This morning’s Australian brings news of another Galaxy poll — commissioned by the same outfit, GetUp!, that paid for last week’s poll on gay marriage. This time it’s about Senate voting intention: GetUp! is backing a campaign to try to deprive the Coalition of its Senate majority at this year’s election.

The poll shows a drop of 11% in the Coalition vote, with most of it going to the minor parties (Labor is up only 3%). That could well be right, and although it is rather different from a Morgan poll released last month (which showed Labor’s vote up 10.5%), either way would probably result in the Coalition losing Senate control.

But in addition to doubts one might have about commissioned polls in general, and Galaxy in particular, there’s a further reason to be cautious about these results. Senate-specific opinion polls have a generally poor record; for one thing, they tend to exaggerate the support of minor parties. Prior to the last federal election William Bowe, the Poll Bludger, tried to explain why:

Respondents would have been asked about Senate voting intention after they had already given an answer for the House, and many would have felt compelled to nominate a different party because they did not wish to appear unsophisticated. In many cases the Democrats would have been the first name that entered their heads.

We don’t know if Galaxy asked a question about the House of Reps first, so that particular contamination might not have been present. But the basic problem is still there: when people are asked a poll question about the Senate, they think about the Senate separately.

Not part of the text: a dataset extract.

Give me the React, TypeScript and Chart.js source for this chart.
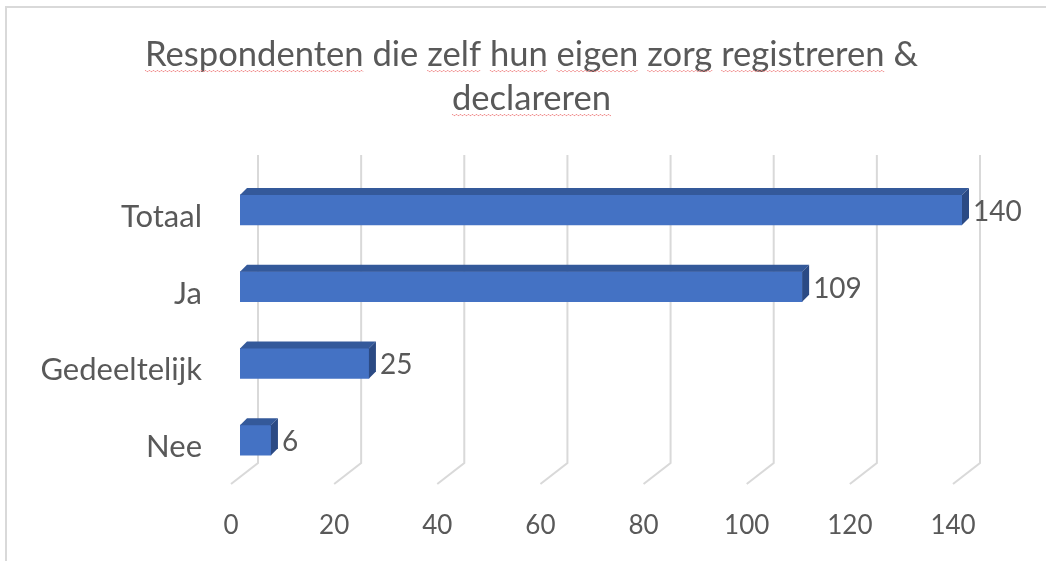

When they actually go into the polling booth, however, most of them don’t do that; they just follow the how-to-vote card they’ve been given. That’s why, paradoxically, polls for House of Representatives voting intention are actually a better guide to Senate results than polls for Senate voting intention.

If the GetUp! campaign succeeds in getting voters to think about Senate control as an election issue, then it’s possible that will change. But my guess is that such constitutional concerns will remain confined to a small minority.